Here’s the basics of each of these websites:
- A person can place a micro job for the certain amount each website offers $1, $5, $10, whatever
- Micro jobs can be virtually anything people want to try selling (design, consulting, etc)
- A client can buy these services, alert the seller and have the job done within a few hours or days
- Everyone wins
The main appeal of these websites are that they’re quickie freelance job boards. The large freelance boards require long signs up sand project details but this gets right down to the essentials so each job can be done in a relative short amount of time.
But the real question is “how do I make money with Fiverr and other micro job websites?“. Here’s a few quick tips:
- Offer something unique. Everyone has begun to post the same type of jobs because these websites are becoming so flooded so your job is to find the one thing you’re great at and what makes it unique in comparision to the others.
- Post on each board. Just because Fiverr has the lion’s share of traffic related to this niche doesn’t mean you can’t benefit from posting elsewhere – in fact, post the same job in another marketplace! You may as well try because you never know when a client may bite even if the same service is offered for less (or more) elsewhere.
- Show some proof. Have someonthing to offer? Show how you’ve done it before – especially the benefits. If you’re talking about how you’re going to tweet their message to 100,000 followers – show a screenshot so people can see the process.
- Don’t over-do it. Just because you have a flurry of clients in queue doesn’t mean it’s worth the time. Really ask yourself if this small pay is worth it in comparision to going after a client which would pay more for just a bit of extra time dedicated to the project.
- Make it templateable. People aren’t coming to Fiverr and other micro job sites for the best they can buy – they realize they’re getting quick, cheap work. Create templates out of everything you do so you can maximize your time when doing each task.
- Work on your copy. Your title and ad copy is what’s going to get you the job – keep experimenting like you with with a great headline or advertising message until you’ve found one that converts – then, keep testing!
Most importantly, keep trying out different jobs. Over time, each job is going to become saturated in the market so re-craft each of your jobs with something unique and with the times – always tell the benefits, not the techical jargon that people don’t really care about.
Learn How-to Make Money on Fiverr
The basics I’ve covered still stands as they are the cornerstone of marketing and promoting freelance services online.
But … if you’d like to get up-to-speed on what’s working within the Fiverr community than I would highly recommend you take a look at the Make Money on Fiverr course over at Udemy which covers many different learning modules with over 49 lectures and over 5.5 hours of video content.
Want Your Own Fiverr Clone Site?
I figured that if you’re a tech savvy entrepreneur you can see the potential in starting your own Fiverr clone.
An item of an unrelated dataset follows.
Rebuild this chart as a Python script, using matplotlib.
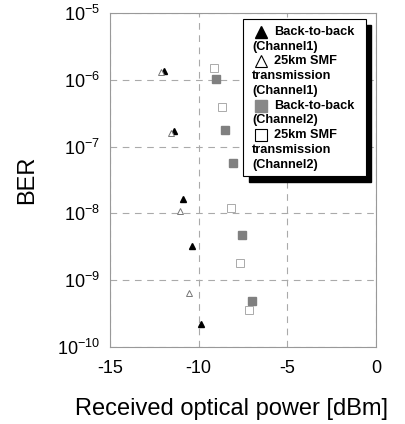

Well, best hurry because they’re popping up all over the place. Hint: Maybe you should try to build a niche job site – the major categories are already covered by most of these already.
Would I recommend starting your own? Not really. The marketplace is already saturated and unless you think of some way to market the hell out of your Fiverr clone site it’s best to just move on and keep thinking of that next big idea.
My own thoughts and experiences
When I first heard of Fiverr I went over and checked it out. I posted a few jobs (one being “I’ll do nothing for $5″ – that didn’t go) but one that I did see an amazing amount of feedback was creating promotional videos for small businesses.
I’ve created promo videos for businesses before but I was a bit rusty starting over so it turned into hours for the first few videos – I didn’t like the final rate that I’d be making so I closed the listing. Although, you could make a killing if you set up systems and templates to do these micro jobs.
On the flipside, I recently decided to test out being a client. I bought one of the listings which would tweet a few links to 100,000+ followers – the results? Meh. It gave a small, noticable bump overall but it really wasn’t that much. It could have been the article I had the person send out but I expected a little more feedback than what I got.
Overall though, it was a fun experiment and worth the $5 just to try out Fiverr from a client end.
Final Thoughts (I’ll bill ya $5 later)
Fiverr (and its many clones) can be a really great way to make money online. From my own experiences with it there can be a rush of clients but you always have to ask yourself whether your time is worth the small pay.
If you believe that it’s better to at least make a few bucks in the afternoon when you wouldn’t otherwise be doing so than go ahead and take advantage of these sites.